Virginia Motor Sport Club Discussion Forums

General => Open Forum => Topic started by: ROADRAGE101 on July 16, 2015, 12:08:01 PM

Title: Interested in eventually getting into HPDE
Post by: ROADRAGE101 on July 16, 2015, 12:08:01 PM
I have a 92 miata, which I think would be a great car for getting me used to track days. I am not sure what I need to do to get started though. I know I need a rollbar, and I have been reading through NASA's GCC, whiCh seems to be for both HPDE and solo comp. I am just interested in the HPDE right now and am not sure what I have to do to my car just for hpde.

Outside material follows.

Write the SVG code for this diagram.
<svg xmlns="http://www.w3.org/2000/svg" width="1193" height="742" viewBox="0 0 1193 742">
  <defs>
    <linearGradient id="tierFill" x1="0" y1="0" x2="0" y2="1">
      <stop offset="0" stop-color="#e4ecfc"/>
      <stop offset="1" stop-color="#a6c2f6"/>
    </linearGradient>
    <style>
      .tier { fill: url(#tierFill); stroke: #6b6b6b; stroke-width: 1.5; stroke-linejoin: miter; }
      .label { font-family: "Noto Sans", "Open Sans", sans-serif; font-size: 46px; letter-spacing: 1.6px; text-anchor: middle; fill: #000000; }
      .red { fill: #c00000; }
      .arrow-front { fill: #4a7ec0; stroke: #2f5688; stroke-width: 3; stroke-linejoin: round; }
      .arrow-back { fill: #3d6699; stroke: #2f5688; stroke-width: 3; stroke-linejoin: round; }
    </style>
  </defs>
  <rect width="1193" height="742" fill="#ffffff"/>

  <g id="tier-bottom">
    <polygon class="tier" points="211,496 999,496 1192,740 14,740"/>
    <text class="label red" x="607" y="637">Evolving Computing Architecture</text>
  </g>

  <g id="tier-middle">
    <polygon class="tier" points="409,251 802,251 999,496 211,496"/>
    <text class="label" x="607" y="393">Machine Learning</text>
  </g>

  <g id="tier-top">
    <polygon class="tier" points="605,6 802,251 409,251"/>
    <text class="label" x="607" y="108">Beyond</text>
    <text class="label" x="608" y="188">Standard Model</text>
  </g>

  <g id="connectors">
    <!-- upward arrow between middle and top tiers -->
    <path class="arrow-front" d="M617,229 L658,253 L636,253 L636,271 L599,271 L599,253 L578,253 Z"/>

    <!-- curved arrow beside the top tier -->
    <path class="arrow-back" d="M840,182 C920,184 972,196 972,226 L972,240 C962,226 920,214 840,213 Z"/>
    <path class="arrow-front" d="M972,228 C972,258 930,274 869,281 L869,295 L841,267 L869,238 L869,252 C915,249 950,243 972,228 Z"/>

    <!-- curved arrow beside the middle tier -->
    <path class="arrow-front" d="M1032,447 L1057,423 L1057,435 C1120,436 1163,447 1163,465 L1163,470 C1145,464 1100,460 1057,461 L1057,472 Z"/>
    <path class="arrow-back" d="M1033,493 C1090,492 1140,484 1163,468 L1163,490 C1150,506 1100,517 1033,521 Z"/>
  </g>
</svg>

The GCC talks a lot about seats and fire extinguishers and all this other stuff that I am not sure applies to me. Yes of course I can never overdo safety on the track, especially in a 23 year old car. However, I think it would be better to take this step by step, rather than try to fit everything all at once before I go.

So what (besides rollbar, looking at a hard dog m1 double diagonal for that) needs to be done to meet the bare minimum requirements? My battery is tied down securely, my engine doesn't leak anything, my wheel bearings are good (one of the front tierods has a very small amount of play, will probably change that out), suspension is good, and the seats are stock with stock belts.

This is an eventual plan and will probably not happen until next year sometime... but I want to start planning things now.


Title: Re: Interested in eventually getting into HPDE
Post by: pipefitter on July 16, 2015, 03:22:24 PM
I'm not sure, but I think anti-freeze is a no-no. I had "water wetter" in my car when it was on the track.

Title: Re: Interested in eventually getting into HPDE
Post by: johndej on July 17, 2015, 05:11:03 AM
I've got the same car and planning the same thing. So far I've taken it out at VIR once in a "Hyperdrive" (abreviated HPDE 1 event - instructors in car - 30 min - no passing). They had no problem with a 100% stock miata + a hard dog hard core double diagonal roll bar.

I've attached the HPDE tech form that NASA uses. A buddy and I teched ourselves for the day. When we got to the track, our instructors went over everything again with both of us in the paddock before we went to the classroom session. It was slightly more intensive then the tech that goes on an autocross but not by much. I had my own but there were loaner helmets around. Long sleeves/pants/close toed shoes required.

Moving forward I plan on upgrading to stainless steel brake lines, some better pads, new shocks, and work my way up from there.

Title: Re: Interested in eventually getting into HPDE
Post by: whiteryder on July 17, 2015, 05:36:03 AM

Almost all of the HPDE events I have attended have been PCA.  (I have done NASA
autocross but no track events.)  PCA does an excellent job making their events safe
and fun.  In fact six of us just had a great time this past weekend.   ;D

Here are a couple of threads with more info, to give you first-hand impressions.


Registration link for this year's September event.

These events really do fill up fast, so if you think you might be interested then don't delay.

Title: Re: Interested in eventually getting into HPDE
Post by: abshifflett on July 18, 2015, 04:19:59 AM
I try to do at least one HPDE a year, unfortunately money and time constrain it to that for me. I would say the biggest and easiest improvement you can make for a track day is switching out your brake fluid to DOT4, this will reduce your likely hood of boiling the fluid and ending your day early or becoming frustrated with the car.

Another thing to keep in mind, pick one organization (PCA, Trackdaze, NASA, FATT, etc.) and do as many events as you can with that club. The records don't normally cross over, so if you were in an intermediate group for one club you may be put into the novice group for the other, which also leads to lots of frustration.

Title: Re: Interested in eventually getting into HPDE
Post by: jloehlein on July 21, 2015, 12:02:59 PM
For most clubs, you should just need the rollbar because it's a convertible.  Depending on the club, you may need some arm restraints if you don't have a hardtop.  You'll want to change all your fluids, including a brake fluid flush (as stated above, DOT4 is the way to go), and make sure the caliper slides are well lubricated.  You could run coolant in your car at all the HPDEs I've ever been to, but everyone has slightly different rules.  When you find a club, just shoot them an email.

Thankfully, Miatas are pretty easy on consumables.  On our LeMons car, we were running the cheapest rear pads with the cheapest rotors all around, only spending some money on front pads - and the brakes tended to last around 50hrs of track time.  At Miata speeds, you really don't need a lot of braking power :)  We were running whatever decent decent brake fluid we could get our hands on easily for not too much money (ATE Super Blue/Type 200, Amsoil DOT4, Wilwood EXP600).  We also ran good motor oil (Amsoil Dominator).